[WHAT THIS TASK INVOLVES]:
Pictures stay out of the copy; set down each line of the listing below exactly.

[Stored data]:

=======

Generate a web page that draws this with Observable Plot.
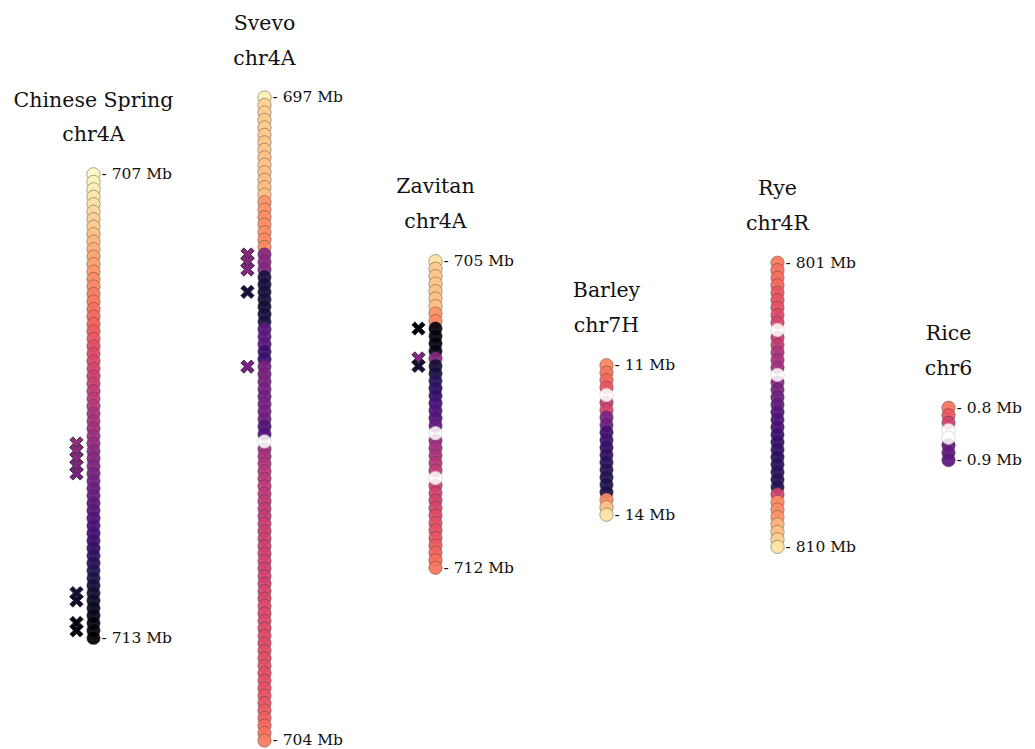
<!DOCTYPE html>
<html><head><meta charset="utf-8">
<script src="https://cdn.jsdelivr.net/npm/d3@7"></script>
<script src="https://cdn.jsdelivr.net/npm/@observablehq/plot@0.6"></script>
<style>body{margin:0;background:#fff} #chart svg{display:block}</style>
</head><body><div id="chart"></div>
<script>
const genomes = ["Chinese Spring", "Svevo", "Zavitan", "Barley", "Rye", "Rice"];
const titles = ["Chinese Spring\nchr4A", "Svevo\nchr4A", "Zavitan\nchr4A", "Barley\nchr7H", "Rye\nchr4R", "Rice\nchr6"];
const offsets = [10.28, 0, 21.9, 35.8, 22.1, 41.5];
const topLabels = ["707 Mb", "697 Mb", "705 Mb", "11 Mb", "801 Mb", "0.8 Mb"];
const bottomLabels = ["713 Mb", "704 Mb", "712 Mb", "14 Mb", "810 Mb", "0.9 Mb"];

// magma colour value of each gene, top to bottom; null = gene without match (white)
const csColors = [1.00,0.98,0.97,0.95,0.94,0.92,0.90,0.89,0.87,0.85,0.83,0.81,0.80,0.78,0.76,0.75,0.73,0.72,0.70,0.68,0.67,0.65,0.64,0.62,0.60,0.59,0.58,0.56,0.55,0.53,0.52,0.50,0.48,0.47,0.45,0.44,0.42,0.40,0.39,0.37,0.35,0.34,0.32,0.31,0.29,0.27,0.26,0.24,0.23,0.21,0.19,0.18,0.16,0.15,0.13,0.11,0.10,0.08,0.06,0.05,0.03,0.02,0.00];
const svevoColors = [0.97,0.91,0.90,0.89,0.89,0.88,0.88,0.88,0.87,0.87,0.87,0.86,0.86,0.86,
  0.77,0.77,0.76,0.76,0.76,0.75,0.75,
  0.39,0.39,0.38,
  0.12,0.11,0.11,0.12,0.10,0.11,0.12,
  0.28,0.29,0.28,0.20,0.20,
  0.34,0.34,0.35,0.34,0.33,0.34,0.34,0.33,
  0.26,0.25,
  null,
  0.45,0.46,0.48,
  0.50,0.51,0.52,0.52,0.53,0.53,0.53,
  0.55,0.55,0.56,0.56,0.56,0.57,0.57,0.57,0.57,0.58,
  0.58,0.59,0.59,0.59,0.60,0.60,0.60,0.61,0.61,0.61,0.62,0.62,0.62,0.63,0.63,
  0.65,0.66,0.68,0.70,0.73];
const zavitanColors = [0.94,0.89,0.88,0.88,0.87,0.87,0.86,
  0.77,0.75,
  0.02,0.03,0.03,0.04,
  0.38,
  0.10,0.11,
  0.16,0.17,0.18,
  0.23,0.25,0.26,
  0.30,
  null,
  0.42,0.46,0.48,0.50,0.52,
  null,
  0.56,0.57,0.57,0.58,
  0.60,0.61,0.62,0.63,
  0.65,0.67,0.69,0.71];
const barleyColors = [0.74,0.71,0.68,0.63,null,0.55,0.58,0.36,0.32,0.22,0.21,0.19,0.18,0.17,0.16,0.15,0.14,0.13,0.76,0.87,0.94];
const ryeColors = [0.72,0.70,0.69,0.68,0.64,0.63,0.62,0.60,0.58,null,0.54,0.53,0.49,0.47,0.45,null,0.40,0.35,0.33,0.30,0.27,0.25,0.24,
  0.20,0.19,0.18,0.17,0.17,0.16,0.16,0.15,0.57,0.76,0.76,0.77,0.84,0.87,0.90,0.94];
const riceColors = [0.71,0.64,0.57,null,null,0.30,0.30,0.28];
// rows (within each chromosome) of genes marked with a cross
const csCross = [36,37,38,39,40,56,57,60,61];
const svevoCross = [21,22,23,26,36];
const zavitanCross = [9,13,14];

const series = [csColors, svevoColors, zavitanColors, barleyColors, ryeColors, riceColors];
const crosses = [csCross, svevoCross, zavitanCross, [], [], []];

const genes = series.flatMap((vals, g) => vals.map((t, i) => ({genome: genomes[g], slot: offsets[g] + i, t, row: i, g})));
const colored = genes.filter(d => d.t !== null);
const blanks = genes.filter(d => d.t === null);
const crossed = genes.filter(d => crosses[d.g].includes(d.row));
const ends = genomes.map((genome, k) => ({genome, title: titles[k], top: offsets[k], bottom: offsets[k] + series[k].length - 1, topLabel: "- " + topLabels[k], bottomLabel: "- " + bottomLabels[k]}));

const bigX = {
  draw(ctx, size) {
    const r = Math.sqrt(size / Math.PI), s = r * 1.12, w = r * 0.33;
    const pts = [[w,-s],[w,-w],[s,-w],[s,w],[w,w],[w,s],[-w,s],[-w,w],[-s,w],[-s,-w],[-w,-w],[-w,-s]]
      .map(([x, y]) => [(x - y) / Math.SQRT2, (x + y) / Math.SQRT2]);
    ctx.moveTo(pts[0][0], pts[0][1]);
    for (let i = 1; i < pts.length; i++) ctx.lineTo(pts[i][0], pts[i][1]);
    ctx.closePath();
  }
};

const font = "DejaVu Serif";
const chart = Plot.plot({
  width: 1035, height: 749,
  marginTop: 97, marginBottom: 9, marginLeft: 92, marginRight: 86,
  x: {type: "point", domain: genomes, padding: 0, axis: null},
  y: {domain: [0, 86], reverse: true, axis: null},
  color: {type: "linear", scheme: "magma", domain: [0, 1]},
  marks: [
    Plot.dot(colored, {x: "genome", y: "slot", r: 6.7, fill: "t", fillOpacity: 0.93, stroke: "#333", strokeWidth: 0.6, strokeOpacity: 0.7}),
    Plot.dot(blanks, {x: "genome", y: "slot", r: 6.7, fill: "white", fillOpacity: 0.85, stroke: "#c8c8c8", strokeWidth: 0.6}),
    Plot.dot(crossed, {x: "genome", y: "slot", dx: -17, r: 6.5, symbol: bigX, fill: "t", stroke: "#222", strokeWidth: 0.8}),
    Plot.text(ends, {x: "genome", y: "top", text: "topLabel", dx: 8, textAnchor: "start", fontSize: 15.5, fontFamily: font, fill: "#111"}),
    Plot.text(ends, {x: "genome", y: "bottom", text: "bottomLabel", dx: 8, textAnchor: "start", fontSize: 15.5, fontFamily: font, fill: "#111"}),
    Plot.text(ends, {x: "genome", y: "top", text: "title", dy: -33, lineAnchor: "bottom", lineHeight: 1.7, fontSize: 20.5, fontFamily: font, fill: "#111"})
  ]
});
document.getElementById("chart").append(chart);
</script>
</body></html>
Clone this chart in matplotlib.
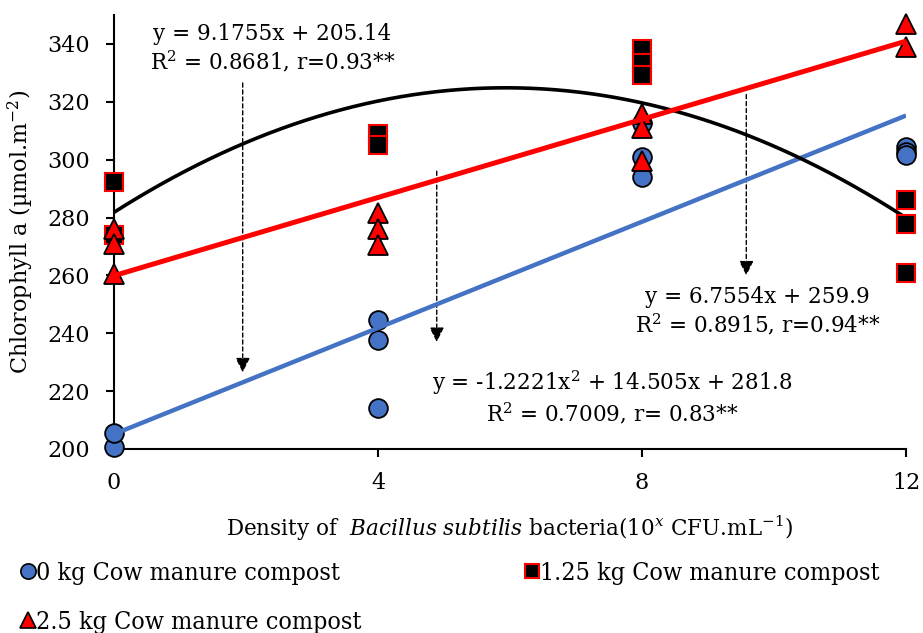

=======

[TASK OUTPUT]:
Generate a web page that draws this with Observable Plot.
<!DOCTYPE html>
<html><head><meta charset="utf-8">
<script src="https://cdn.jsdelivr.net/npm/d3@7"></script>
<script src="https://cdn.jsdelivr.net/npm/@observablehq/plot@0.6"></script>
<style>body{margin:0;background:#fff} #chart svg{display:block}</style>
</head><body><div id="chart"></div>
<script>
const genomes = ["Chinese Spring", "Svevo", "Zavitan", "Barley", "Rye", "Rice"];
const titles = ["Chinese Spring\nchr4A", "Svevo\nchr4A", "Zavitan\nchr4A", "Barley\nchr7H", "Rye\nchr4R", "Rice\nchr6"];
const offsets = [10.28, 0, 21.9, 35.8, 22.1, 41.5];
const topLabels = ["707 Mb", "697 Mb", "705 Mb", "11 Mb", "801 Mb", "0.8 Mb"];
const bottomLabels = ["713 Mb", "704 Mb", "712 Mb", "14 Mb", "810 Mb", "0.9 Mb"];

// magma colour value of each gene, top to bottom; null = gene without match (white)
const csColors = [1.00,0.98,0.97,0.95,0.94,0.92,0.90,0.89,0.87,0.85,0.83,0.81,0.80,0.78,0.76,0.75,0.73,0.72,0.70,0.68,0.67,0.65,0.64,0.62,0.60,0.59,0.58,0.56,0.55,0.53,0.52,0.50,0.48,0.47,0.45,0.44,0.42,0.40,0.39,0.37,0.35,0.34,0.32,0.31,0.29,0.27,0.26,0.24,0.23,0.21,0.19,0.18,0.16,0.15,0.13,0.11,0.10,0.08,0.06,0.05,0.03,0.02,0.00];
const svevoColors = [0.97,0.91,0.90,0.89,0.89,0.88,0.88,0.88,0.87,0.87,0.87,0.86,0.86,0.86,
  0.77,0.77,0.76,0.76,0.76,0.75,0.75,
  0.39,0.39,0.38,
  0.12,0.11,0.11,0.12,0.10,0.11,0.12,
  0.28,0.29,0.28,0.20,0.20,
  0.34,0.34,0.35,0.34,0.33,0.34,0.34,0.33,
  0.26,0.25,
  null,
  0.45,0.46,0.48,
  0.50,0.51,0.52,0.52,0.53,0.53,0.53,
  0.55,0.55,0.56,0.56,0.56,0.57,0.57,0.57,0.57,0.58,
  0.58,0.59,0.59,0.59,0.60,0.60,0.60,0.61,0.61,0.61,0.62,0.62,0.62,0.63,0.63,
  0.65,0.66,0.68,0.70,0.73];
const zavitanColors = [0.94,0.89,0.88,0.88,0.87,0.87,0.86,
  0.77,0.75,
  0.02,0.03,0.03,0.04,
  0.38,
  0.10,0.11,
  0.16,0.17,0.18,
  0.23,0.25,0.26,
  0.30,
  null,
  0.42,0.46,0.48,0.50,0.52,
  null,
  0.56,0.57,0.57,0.58,
  0.60,0.61,0.62,0.63,
  0.65,0.67,0.69,0.71];
const barleyColors = [0.74,0.71,0.68,0.63,null,0.55,0.58,0.36,0.32,0.22,0.21,0.19,0.18,0.17,0.16,0.15,0.14,0.13,0.76,0.87,0.94];
const ryeColors = [0.72,0.70,0.69,0.68,0.64,0.63,0.62,0.60,0.58,null,0.54,0.53,0.49,0.47,0.45,null,0.40,0.35,0.33,0.30,0.27,0.25,0.24,
  0.20,0.19,0.18,0.17,0.17,0.16,0.16,0.15,0.57,0.76,0.76,0.77,0.84,0.87,0.90,0.94];
const riceColors = [0.71,0.64,0.57,null,null,0.30,0.30,0.28];
// rows (within each chromosome) of genes marked with a cross
const csCross = [36,37,38,39,40,56,57,60,61];
const svevoCross = [21,22,23,26,36];
const zavitanCross = [9,13,14];

const series = [csColors, svevoColors, zavitanColors, barleyColors, ryeColors, riceColors];
const crosses = [csCross, svevoCross, zavitanCross, [], [], []];

const genes = series.flatMap((vals, g) => vals.map((t, i) => ({genome: genomes[g], slot: offsets[g] + i, t, row: i, g})));
const colored = genes.filter(d => d.t !== null);
const blanks = genes.filter(d => d.t === null);
const crossed = genes.filter(d => crosses[d.g].includes(d.row));
const ends = genomes.map((genome, k) => ({genome, title: titles[k], top: offsets[k], bottom: offsets[k] + series[k].length - 1, topLabel: "- " + topLabels[k], bottomLabel: "- " + bottomLabels[k]}));

const bigX = {
  draw(ctx, size) {
    const r = Math.sqrt(size / Math.PI), s = r * 1.12, w = r * 0.33;
    const pts = [[w,-s],[w,-w],[s,-w],[s,w],[w,w],[w,s],[-w,s],[-w,w],[-s,w],[-s,-w],[-w,-w],[-w,-s]]
      .map(([x, y]) => [(x - y) / Math.SQRT2, (x + y) / Math.SQRT2]);
    ctx.moveTo(pts[0][0], pts[0][1]);
    for (let i = 1; i < pts.length; i++) ctx.lineTo(pts[i][0], pts[i][1]);
    ctx.closePath();
  }
};

const font = "DejaVu Serif";
const chart = Plot.plot({
  width: 1035, height: 749,
  marginTop: 97, marginBottom: 9, marginLeft: 92, marginRight: 86,
  x: {type: "point", domain: genomes, padding: 0, axis: null},
  y: {domain: [0, 86], reverse: true, axis: null},
  color: {type: "linear", scheme: "magma", domain: [0, 1]},
  marks: [
    Plot.dot(colored, {x: "genome", y: "slot", r: 6.7, fill: "t", fillOpacity: 0.93, stroke: "#333", strokeWidth: 0.6, strokeOpacity: 0.7}),
    Plot.dot(blanks, {x: "genome", y: "slot", r: 6.7, fill: "white", fillOpacity: 0.85, stroke: "#c8c8c8", strokeWidth: 0.6}),
    Plot.dot(crossed, {x: "genome", y: "slot", dx: -17, r: 6.5, symbol: bigX, fill: "t", stroke: "#222", strokeWidth: 0.8}),
    Plot.text(ends, {x: "genome", y: "top", text: "topLabel", dx: 8, textAnchor: "start", fontSize: 15.5, fontFamily: font, fill: "#111"}),
    Plot.text(ends, {x: "genome", y: "bottom", text: "bottomLabel", dx: 8, textAnchor: "start", fontSize: 15.5, fontFamily: font, fill: "#111"}),
    Plot.text(ends, {x: "genome", y: "top", text: "title", dy: -33, lineAnchor: "bottom", lineHeight: 1.7, fontSize: 20.5, fontFamily: font, fill: "#111"})
  ]
});
document.getElementById("chart").append(chart);
</script>
</body></html>
Clone this chart in matplotlib.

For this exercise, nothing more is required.